LSU hasn't exactly wowed me yet, though the win at Washington got a little boost thanks to USC.
Finally, the Noles looked good on both sides of the ball for the first time all season. 473 yards is a lot to give up, but forcing five turnovers more than makes up for it defensively.
As for the rest of the league, we lost another potential title contender. Not that the Trojans can't make it as a one loss team, but they cannot keep the Gators out if the Gators go undefeated.
I'm going to go ahead and add Miami, though. They're playing unbelievably well right now and they have the schedule strength to vault up quickly if they remain undefeated.
I think the schedule segment works better on it's own rather than tacked on at the end here. Plus, I'd rather talk about whatever here, instead of limiting myself to football. Today I'm talking beer. Why? Why not.
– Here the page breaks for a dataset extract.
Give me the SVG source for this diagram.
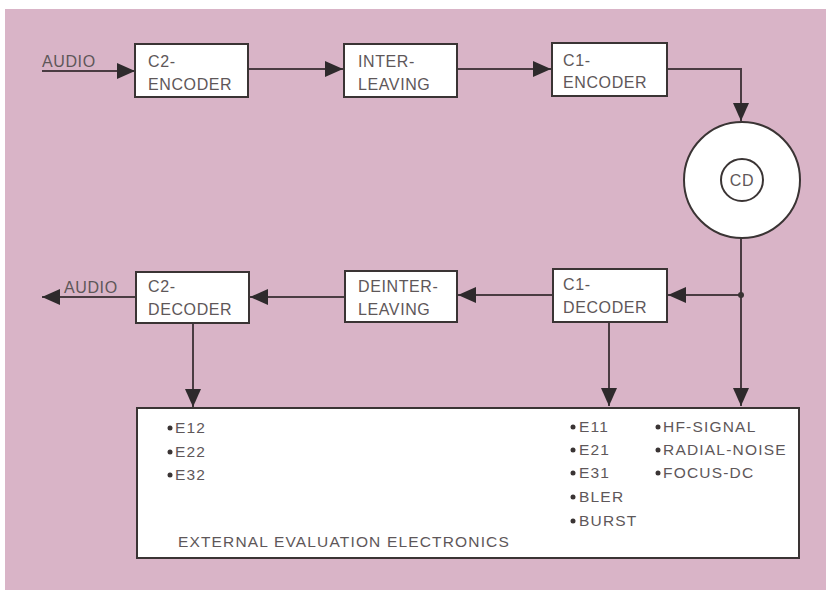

I spent the weekend in Gainesville tailgating and enjoying myself. The tailgate was a BYOB affair, so my buddy and I stopped off at Sweetbay to pick up some drinks. Having already drank away hangovers earlier in the morning, we decided to go beyond macrobrews and picked up a Dundee craft pack for $12.
That's cheaper than a pack of Heineken, plus you get variety. The craft pack gets you two bottles of six different styles of beer: an IPA, a Pale Ale, a Porter, a wheat beer, a pale bock, and the Honey Brown.
The Honey Brown was just like I remembered it when I had it last year—too sweet. If you're sharing, give these to someone who doesn't know beer. The Porter's a little heavy for Gainesville day drinking, but it's not undrinkable. Let it get cold if you're planning on drinking it outside.
The Pale Bock Lager was somewhere between the Porter and the IPA on the drinkability scale, but it's pretty alcoholic at 6.5 percent ABV, something worth noting if you're planning on drinking it like a light beer.
The IPA and Pale Ale were both really good, probably my favorite beers in the pack. Note for non–beer connoisseurs: IPAs are traditionally strong beers. They're hoppy and alcoholic. This example had 6.3 percent ABV; stronger than your Budweiser, but not nearly as strong as many of the IPAs out there.
Pale Ales are basically IPA lights. Well, it would be more correct to call an IPA a pale ale x2, but same difference.
Despite the alcohol and hops, both the IPA and the Pale Ale were high on the drinkability scale (Sorry, Bud Light, I'm totally jacking your vocab). They keep well—I didn't mind that it was freakin 98 degrees with 1,000 percent humidity while I was sitting in my chair with these two brews.
Last and second to least was the Wheat Beer. I just couldn't get into this brew. It wasn't bad; it was just boring. Maybe I had already ruined my palette, but I didn't particularly enjoy drinking it and I ended up drinking the second IPA afterwards to curb my disappointment.
Verdict: if you're looking for a different tailgating drink outside of American Macros or overly expensive imports, check out the Dundee craft pack. Don't expect to be getting something ultra high end like a Dogfish Head, but at $1 per beer it's priced right, and it's got a little something for everyone, perfect for making new friends.